[1384] in Discussion of MIT-community interests
Dorm Rush
daemon@ATHENA.MIT.EDU (Shawn K. Kelly)
Thu Nov 7 12:36:34 2002
Date: Thu, 7 Nov 2002 09:47:02 -0500
From: "Shawn K. Kelly" <skkelly@MIT.EDU>
To: MIT-Talk@MIT.EDU
>Why?
>
>Not to be absurd or anything, but we didn't have any help from people in
>dorms when OUR Rush was being screwed with.
>
>I say that you guys learn to take it like we had to.
>Welcome to MIT.
>
>Dustin Muqiz
>esper@mit.edu
Dustin,
Peter beat me to this question, and handled it very well. There was a
massive, campus-wide response to FOC, much of which was before you
were at MIT.
>FOC was a decision made at the highest levels of the MIT
>administration. Dorm rush was eliminated because Orientation decided
>to increase the number of academic and structured social events
>(e.g. orientation group barrier-breaking) at the same time they
>shortened the length of orientation week.
>James
Were this true, it would make the battle much easier. Dorm rush
didn't die this year just because it didn't fit on the schedule.
It died because:
1. Parents complained that "It's July already and I don't know
my Snookum's address yet!"
2. As has been alluded to already, students were developing more
alliegance to their DFSILGwhatever, and not enough to the Institute
as a whole, meaning less donation income for MIT.
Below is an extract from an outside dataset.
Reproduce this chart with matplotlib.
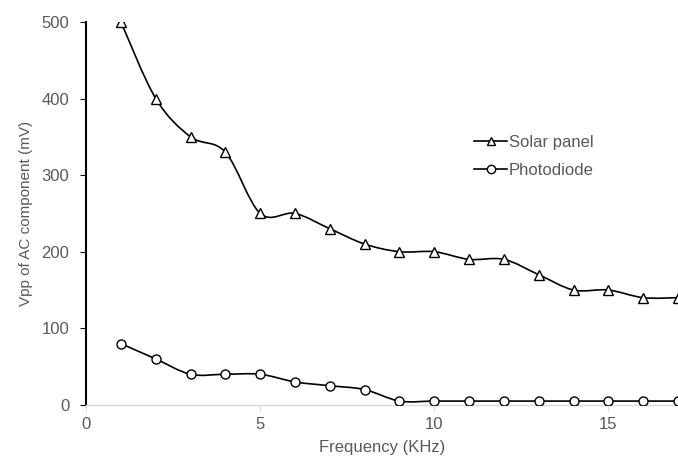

The insidious thing about administration changes to student life is
that they know that any protests will fizzle within 4 years. FOC was
different because it REALLY pissed off students and alums, and because
now, and even in the next few years, some frats are in danger of going
under.
The dorm rush decision, from the administration's point of view, is a
self-fixing problem. In 2-3 years (if you don't overturn the
decision), there won't be enough community left in any dorms to even
mount a protest.
So if you're going to fix this (and you should!), fix it this year.